Ultimately, we wanted a solution that provided: 
  • local, always-on storage, 
  • physically separated from our iMac, 
  • which would act as the primary repository for our Photo and iTunes libraries, 
  • which could act as a Plex Server for home video and movies that DON'T connect to Movies Anywhere, and
  • which could handle Time Machine backups.
That is quite a laundry list of functions - but most QNAP and Synology NAS devices are up to those tasks. 

We may - at some point - want to use the NAS for more things. But for now, those 5 bullet points are what we're after. 

Which Home NAS Did We Choose?

The QNAP TS-451A. 

It has 4 drive bays. 

(PRO TIP: You don't HAVE to use all of the bays in your NAS... you can start with one, and fill them in as you go.)

4 bays provides some flexibility. We'd like to have a RAID configuration - meaning, if any one of the 4 drives were to fail, we'd lose no data. 

We started with one 4 TB drive (a WD Red, which is designed for NAS use.)

We'll add another 4 TB drive soon, in order to be the backup. Eventually, we'll have four 4TB drives - with 8 TB of usable space, and 8 TB of RAID backup.

The 451A has some other advantages. 


Any NAS can STORE video. But if you expect to stream your videos directly from the NAS (with no computer involved), you're going to need a NAS with some processing power. 

After all, it's going to be transcoding video. 

*This is the part where I have to mention that I really, really expected to be using a cheap NAS and a new Mac Mini running OSX Server. Maybe someday. But Apple hasn't released a Mac Mini in 3 years, and I'm not waiting any longer.

The TS451A claims to be able to transcode 4K video, which is more than I'm going to need. It has a Celeron processor and 2 GB of RAM (expandable).

I needed a NAS that could stream HD files via Plex to an Apple TV -- and the 451A can do that.


I was torn between 2 and 4 bays.... and ultimately went for the bigger NAS.

We're hoping that this NAS is relatively future-proof... given that it can do 4K video, we wanted to ensure that we'd also have enough space.

I started with only 1 drive - a WD Red 4 TB drive - but the entire point of a NAS is to use multiple redundant drives in a RAID formation, so I'll be adding more soon.

(To be clear - a RAID 5 disk array, comprised of four 4TB drives, will allow any 1 drive to fail with no data loss.

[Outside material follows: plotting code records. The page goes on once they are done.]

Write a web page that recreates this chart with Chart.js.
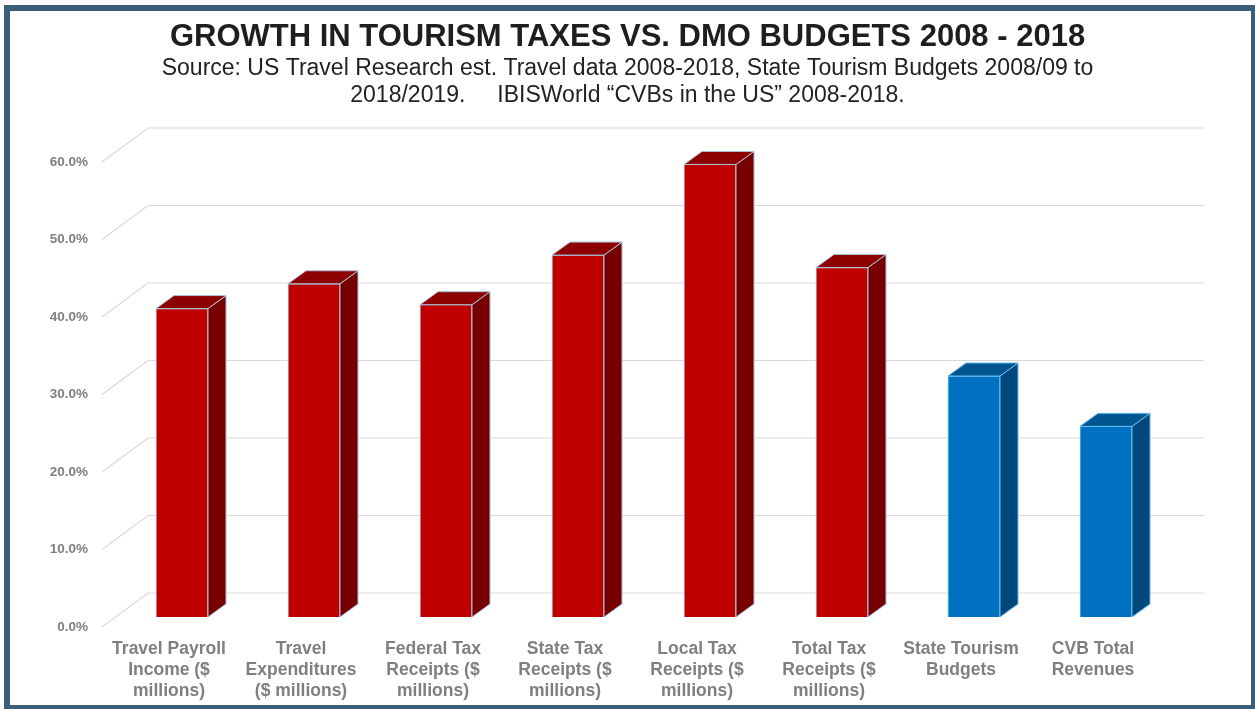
<!DOCTYPE html>
<html>
<head>
<meta charset="utf-8">
<title>Growth in Tourism Taxes vs. DMO Budgets 2008 - 2018</title>
<script src="https://cdn.jsdelivr.net/npm/chart.js@4.4.1/dist/chart.umd.min.js"></script>
<style>
    html, body { margin: 0; padding: 0; background: #ffffff; }
    #frame {
        position: absolute; left: 4px; top: 5px;
        width: 1253px; height: 706px;
        box-sizing: border-box;
        border: 6px solid #3a6079;
    }
    #growthChart { position: absolute; left: 0; top: 0; }
</style>
</head>
<body>
<div id="frame"></div>
<canvas id="growthChart" width="1255" height="709"></canvas>
<script>
/* Growth 2008-2018, percent */
const categories = [
    ['Travel Payroll', 'Income ($', 'millions)'],
    ['Travel', 'Expenditures', '($ millions)'],
    ['Federal Tax', 'Receipts ($', 'millions)'],
    ['State Tax', 'Receipts ($', 'millions)'],
    ['Local Tax', 'Receipts ($', 'millions)'],
    ['Total Tax', 'Receipts ($', 'millions)'],
    ['State Tourism', 'Budgets'],
    ['CVB Total', 'Revenues']
];
const growthPct = [39.8, 43.0, 40.3, 46.7, 58.4, 45.1, 31.1, 24.6];
/* which bars are tax measures and which are DMO budgets */
const barGroup = ['tax', 'tax', 'tax', 'tax', 'tax', 'tax', 'budget', 'budget'];
const yTicks = [0, 10, 20, 30, 40, 50, 60];

const FONT = '"Liberation Sans", Arial, sans-serif';
const palette = {
    tax:    { front: '#c00000', top: '#8c0000', side: '#770000', edge: '#a9c2da' },
    budget: { front: '#0070c0', top: '#00558f', side: '#00487c', edge: '#63bdf2' }
};

/* depth of each bar and of the back wall, in pixels */
const BAR_DX = 18, BAR_DY = -13;
const WALL_DX = 32, WALL_DY = -24;
const FLOOR_DX = -14, FLOOR_DY = 10;

/* back wall gridlines with the slanted side-wall lines */
const wallGrid = {
    id: 'wallGrid',
    beforeDatasetsDraw(chart) {
        const { ctx, chartArea } = chart;
        const yScale = chart.scales.y;
        ctx.save();
        ctx.strokeStyle = '#d9d9d9';
        ctx.lineWidth = 1.2;
        yTicks.forEach(v => {
            const y = yScale.getPixelForValue(v);
            ctx.beginPath();
            ctx.moveTo(chartArea.left + FLOOR_DX, y + FLOOR_DY);
            ctx.lineTo(chartArea.left + WALL_DX, y + WALL_DY);
            ctx.lineTo(chartArea.right + WALL_DX, y + WALL_DY);
            ctx.stroke();
        });
        ctx.restore();
    }
};

/* top and side faces so the bars look like blocks */
const barBlocks = {
    id: 'barBlocks',
    afterDatasetsDraw(chart) {
        const { ctx } = chart;
        const meta = chart.getDatasetMeta(0);
        ctx.save();
        ctx.lineWidth = 1;
        ctx.lineJoin = 'round';
        meta.data.forEach((bar, i) => {
            const { x, y, base, width } = bar.getProps(['x', 'y', 'base', 'width'], true);
            const c = palette[barGroup[i]];
            const left = x - width / 2;
            const right = x + width / 2;

            ctx.strokeStyle = c.edge;

            ctx.beginPath();
            ctx.moveTo(right, y);
            ctx.lineTo(right + BAR_DX, y + BAR_DY);
            ctx.lineTo(right + BAR_DX, base + BAR_DY);
            ctx.lineTo(right, base);
            ctx.closePath();
            ctx.fillStyle = c.side;
            ctx.fill();
            ctx.stroke();

            ctx.beginPath();
            ctx.moveTo(left, y);
            ctx.lineTo(left + BAR_DX, y + BAR_DY);
            ctx.lineTo(right + BAR_DX, y + BAR_DY);
            ctx.lineTo(right, y);
            ctx.closePath();
            ctx.fillStyle = c.top;
            ctx.fill();
            ctx.stroke();
        });
        ctx.restore();
    }
};

new Chart(document.getElementById('growthChart'), {
    type: 'bar',
    data: {
        labels: categories,
        datasets: [{
            data: growthPct,
            backgroundColor: barGroup.map(g => palette[g].front),
            borderColor: barGroup.map(g => palette[g].edge),
            borderWidth: 1,
            barThickness: 52
        }]
    },
    options: {
        responsive: false,
        animation: false,
        devicePixelRatio: 1,
        plugins: {
            legend: { display: false },
            tooltip: { enabled: false },
            title: {
                display: true,
                text: 'GROWTH IN TOURISM TAXES VS. DMO BUDGETS 2008 - 2018',
                color: '#1e1e1e',
                font: { family: FONT, size: 31, weight: 'bold', lineHeight: 1.1 },
                padding: { top: 20, bottom: 0 }
            },
            subtitle: {
                display: true,
                text: [
                    'Source: US Travel Research est. Travel data 2008-2018, State Tourism Budgets 2008/09 to',
                    '2018/2019.     IBISWorld \u201cCVBs in the US\u201d 2008-2018.'
                ],
                color: '#222222',
                font: { family: FONT, size: 23, lineHeight: 1.17 },
                padding: { top: 1.5, bottom: 42.6 }
            }
        },
        scales: {
            x: {
                grid: { display: false, drawTicks: false },
                border: { display: false },
                ticks: {
                    color: '#7f7f7f',
                    font: { family: FONT, size: 17.5, weight: 'bold', lineHeight: 1.2 },
                    padding: 22,
                    labelOffset: -13,
                    autoSkip: false,
                    maxRotation: 0
                },
                afterFit(scale) { scale.height = 92; }
            },
            y: {
                min: 0,
                max: 60,
                grid: { display: false, drawTicks: false },
                border: { display: false },
                ticks: {
                    stepSize: 10,
                    color: '#7f7f7f',
                    font: { family: FONT, size: 13.5, weight: 'bold' },
                    padding: 28,
                    labelOffset: 10,
                    callback: v => v.toFixed(1) + '%'
                },
                afterFit(scale) { scale.width = 116; }
            },
            /* empty right-hand margin that leaves room for the wall depth */
            yRight: {
                type: 'linear',
                position: 'right',
                grid: { display: false, drawTicks: false },
                border: { display: false },
                ticks: { display: false },
                afterFit(scale) { scale.width = 83; }
            }
        }
    },
    plugins: [wallGrid, barBlocks]
});
</script>
</body>
</html>
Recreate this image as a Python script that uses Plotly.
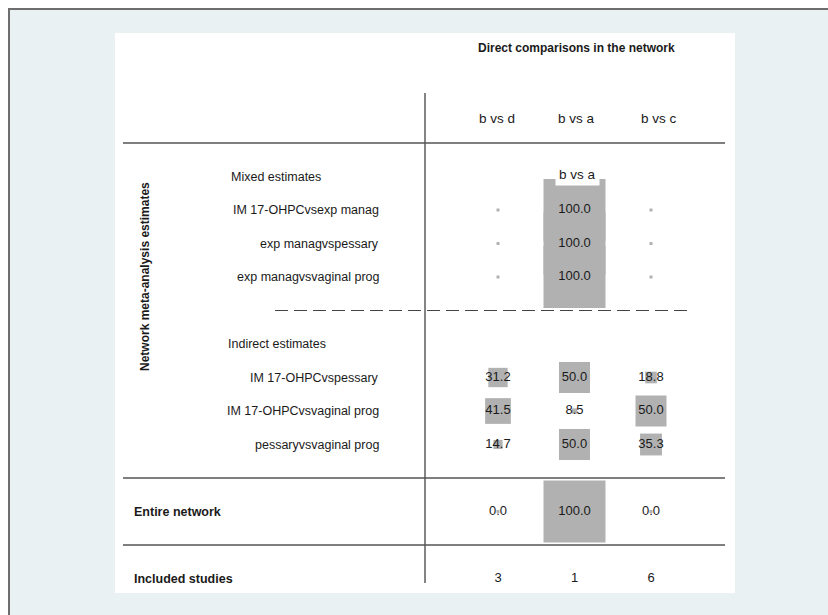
import plotly.graph_objects as go

# ---------------- data ----------------
columns = ["b vs d", "b vs a", "b vs c"]
mixed_labels = ["IM 17-OHPCvsexp manag", "exp managvspessary", "exp managvsvaginal prog"]
mixed_values = [[0.0, 100.0, 0.0], [0.0, 100.0, 0.0], [0.0, 100.0, 0.0]]
indirect_labels = ["IM 17-OHPCvspessary", "IM 17-OHPCvsvaginal prog", "pessaryvsvaginal prog"]
indirect_values = [[31.2, 50.0, 18.8], [41.5, 8.5, 50.0], [14.7, 50.0, 35.3]]
entire_values = [0.0, 100.0, 0.0]
included_studies = [3, 1, 6]

# ---------------- layout helpers ----------------
W, H = 828, 615
COL0_PX, COL_STEP = 498.0, 76.5      # pixel centre of first column, spacing
ROW0_PX, ROW_STEP = 210.0, 33.5      # pixel centre of first mixed row, spacing
XR = [(0 - COL0_PX) / COL_STEP, (W - COL0_PX) / COL_STEP]
YR = [(H - ROW0_PX) / ROW_STEP, (0 - ROW0_PX) / ROW_STEP]

def px_x(p):
    return (p - COL0_PX) / COL_STEP

def px_y(p):
    return (p - ROW0_PX) / ROW_STEP

BOX_SCALE = 0.62
BOX_COLOR = "#b1b1b1"
FONT = "Liberation Sans, Arial, sans-serif"
TXT = "#1a1a1a"

# row indices
mixed_rows = [0, 1, 2]
indirect_rows = [5, 6, 7]
entire_row = 9
included_row = 11

fig = go.Figure()

# boxes
bx, by, bs = [], [], []
for rows, vals in ((mixed_rows, mixed_values), (indirect_rows, indirect_values)):
    for r, rv in zip(rows, vals):
        for c, v in enumerate(rv):
            bx.append(c); by.append(r); bs.append(max(v * BOX_SCALE, 3))
for c, v in enumerate(entire_values):
    bx.append(c); by.append(entire_row); bs.append(max(v * BOX_SCALE, 3))
fig.add_trace(go.Scatter(x=bx, y=by, mode="markers",
                         marker=dict(symbol="square", size=bs, color=BOX_COLOR, opacity=1,
                                     line=dict(width=0)),
                         hoverinfo="skip", showlegend=False))

# value texts
tx, ty, tt = [], [], []
for r, rv in zip(mixed_rows, mixed_values):
    for c, v in enumerate(rv):
        if v > 0:
            tx.append(c); ty.append(r); tt.append(f"{v:.1f}")
for r, rv in zip(indirect_rows, indirect_values):
    for c, v in enumerate(rv):
        tx.append(c); ty.append(r); tt.append(f"{v:.1f}")
for c, v in enumerate(entire_values):
    tx.append(c); ty.append(entire_row); tt.append(f"{v:.1f}")
for c, v in enumerate(included_studies):
    tx.append(c); ty.append(included_row); tt.append(str(v))
fig.add_trace(go.Scatter(x=tx, y=ty, mode="text", text=tt,
                         textfont=dict(family=FONT, size=13, color=TXT),
                         hoverinfo="skip", showlegend=False))

ann = []
# title
ann.append(dict(x=1.03, y=px_y(48), text="<b>Direct comparisons in the network</b>",
                font=dict(family=FONT, size=12, color=TXT), showarrow=False))
# column headers
for c, name in enumerate(columns):
    ann.append(dict(x=c, y=px_y(118), text=name, font=dict(family=FONT, size=13.5, color=TXT),
                    showarrow=False, xshift=[-1, 2, 8][c]))
# secondary label above mixed box
ann.append(dict(x=1, y=px_y(174), text="b vs a", font=dict(family=FONT, size=13.5, color=TXT),
                showarrow=False, bgcolor="white", xshift=3, borderpad=3))
# section labels
ann.append(dict(x=px_x(229), y=-1, text="Mixed estimates", xanchor="left",
                font=dict(family=FONT, size=12.5, color=TXT), showarrow=False))
ann.append(dict(x=px_x(226), y=4, text="Indirect estimates", xanchor="left",
                font=dict(family=FONT, size=12.5, color=TXT), showarrow=False))
for r, lab in zip(mixed_rows + indirect_rows, mixed_labels + indirect_labels):
    ann.append(dict(x=px_x(381), y=r, text=lab, xanchor="right",
                    font=dict(family=FONT, size=12.5, color=TXT), showarrow=False))
ann.append(dict(x=px_x(132), y=entire_row, text="<b>Entire network</b>", xanchor="left",
                font=dict(family=FONT, size=12.5, color=TXT), showarrow=False))
ann.append(dict(x=px_x(132), y=included_row, text="<b>Included studies</b>", xanchor="left",
                font=dict(family=FONT, size=12.5, color=TXT), showarrow=False))
ann.append(dict(x=px_x(145), y=2, text="<b>Network meta-analysis estimates</b>", textangle=-90,
                font=dict(family=FONT, size=12, color=TXT), showarrow=False))

shapes = [
    # outer border / background
    dict(type="rect", xref="paper", yref="paper", x0=9 / W, x1=1.05, y0=-0.05, y1=1 - 9 / H,
         fillcolor="#e9f1f3", line=dict(color="#6e6e6e", width=2), layer="below"),
    # white panel
    dict(type="rect", xref="paper", yref="paper", x0=115 / W, x1=735 / W, y0=1 - 593 / H, y1=1 - 33 / H,
         fillcolor="white", line=dict(width=0), layer="below"),
    # vertical separator
    dict(type="line", x0=px_x(425), x1=px_x(425), y0=px_y(93), y1=px_y(583),
         line=dict(color="#333333", width=1.2)),
    # horizontal rules
    dict(type="line", x0=px_x(123), x1=px_x(725), y0=-2, y1=-2, line=dict(color="#555555", width=1.5)),
    dict(type="line", x0=px_x(123), x1=px_x(725), y0=8, y1=8, line=dict(color="#555555", width=1.5)),
    dict(type="line", x0=px_x(123), x1=px_x(725), y0=10, y1=10, line=dict(color="#555555", width=1.5)),
    # dashed separator
    dict(type="line", x0=px_x(275), x1=px_x(690), y0=3, y1=3,
         line=dict(color="#444444", width=1.2, dash="13px,6px")),
]

fig.update_layout(
    width=W, height=H, margin=dict(l=0, r=0, t=0, b=0),
    paper_bgcolor="white", plot_bgcolor="rgba(0,0,0,0)",
    xaxis=dict(range=XR, visible=False, fixedrange=True),
    yaxis=dict(range=YR, visible=False, fixedrange=True),
    annotations=ann, shapes=shapes, showlegend=False,
)

fig.write_html("out.html")
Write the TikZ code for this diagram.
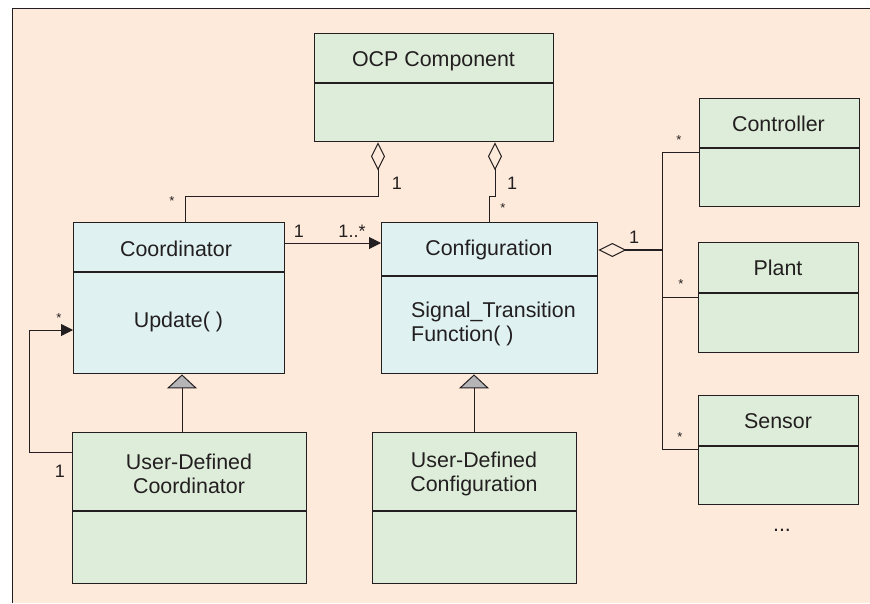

We'll have less effective disk space, but we'll know that the photos of the kids are safe.)

In any case, 8-12 terabytes of usable space is definitely future proof for our uses.

A few TB will be Time Machine backups... the remainder will primarily be media.

And all of this space is available to all of our Macs... and any future Macs we may acquire. It's a pretty liberating feeling to divorce your data storage from your actual computers.

What Have We Done So Far?

Really, just Plex. And that has been great.

Plex - with the server on a NAS and multiple Apple TVs as viewers - is an absolutely seamless experience.

Our NAS and our Apple TVs are hardwired via Ethernet, which makes things simple and ensures bandwidth... and the video quality is as good as any other cloud-based service.

(Obviously, video quality depends on the definition of the original source.... DVDs are standard def and look shockingly bad these days.)

Putting your Plex server on a NAS means that your media server is always "on", and available.

It also removes any anxiety about disk space.

And once your DVDs are stored on your NAS, it removes anxiety about cabinet space!

The next project is Photos. While copying the library to the NAS is no issue, we're going to want to tinker with QNAP's Photo Station software, and determine whether it's worth looking into.

After that, we'll set up an iTunes server.

And then, we'll set up Time Machine for all of our Macs.

I still wish that Apple had released a Mac Mini worth purchasing in the last 5 years.